For a long time, the story I told myself was that business school just wasn’t for me. My internal monologue went something like this:

“Come on, you’re a poet, not a quant! What are you thinking? Remember, Excel is scary, and spreadsheets give you hives? You just don’t have the right experience.”

Thankfully, there was another, louder voice in my head that just wouldn’t let the whole business school thing go.

Still, throughout the application process, I questioned my abilities. Whenever anyone asked me where I was applying, I’d say, “Fuqua,” followed quickly by, “but it’s competitive this year, so I probably won’t get in.”

Even when I showed up for my interview, I wondered if the Fuqua Admissions team would somehow, “find me out.” And, realizing that I was a business school imposter, they’d decide that my place was somewhere, just not at Fuqua.

So, I’m sure you can imagine when Shari Hubert, our Associate Dean of Admissions, called me one April morning to welcome me to Team Fuqua. I was at once excited, extremely grateful, and also genuinely shocked.

Fast forward a couple of months, and it didn’t take long for imposter syndrome to creep back in. All of my classmates appeared accomplished, brilliant, well-spoken, and put together, seemingly without any effort.

The conversations and interactions I had both virtually and in-person only seemed to reinforce this perception. Everyone was “fine.” Recruiting was “going well.” Interviews were crushed. Great grades secured. Friendships thrived.

And I began to wonder, was I the only one struggling to keep up?

I quickly learned I wasn’t alone and that a lot of my classmates were struggling too. One such classmate turned friend was Sowmya Alla, who reached out to me one day and quite bluntly said, “I’m really struggling. Recruiting sucks. This is really, really hard.”

From there, Sowmya opened up to me, and I opened up to her. As we opened the door to start talking transparently about what wasn’t going well and not just about what was, we began to feel better and felt less like imposters.
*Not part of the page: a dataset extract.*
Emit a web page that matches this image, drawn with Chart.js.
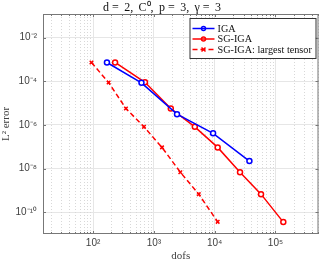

The more we talked, the more we noticed how infrequently we discussed our failures inside and outside the classroom, even though we both felt that often our failures proved to be more valuable than our successes.

We decided to do something about it and decided to create a podcast called, Failing Forward. Failing Forward is dedicated to providing an honest, humorous, and judgment-free space to discuss our failures, to learn from them, connect through them, and move forward together.

So far, we’ve recorded eight plus episodes, have had 1000+ listens, and have been overwhelmed by the outpouring of support we’ve received from not only Team Fuqua but other schools.

Through the podcast, we’ve gotten to know, understand, and grow through our classmates’ experiences, all while covering everything from recruiting and imposter syndrome to the international student experience and identity. We hope that through Failing Forward, we can continue to build an authentic community by daring to be vulnerable and begin to normalize failure sharing so we can all grow together.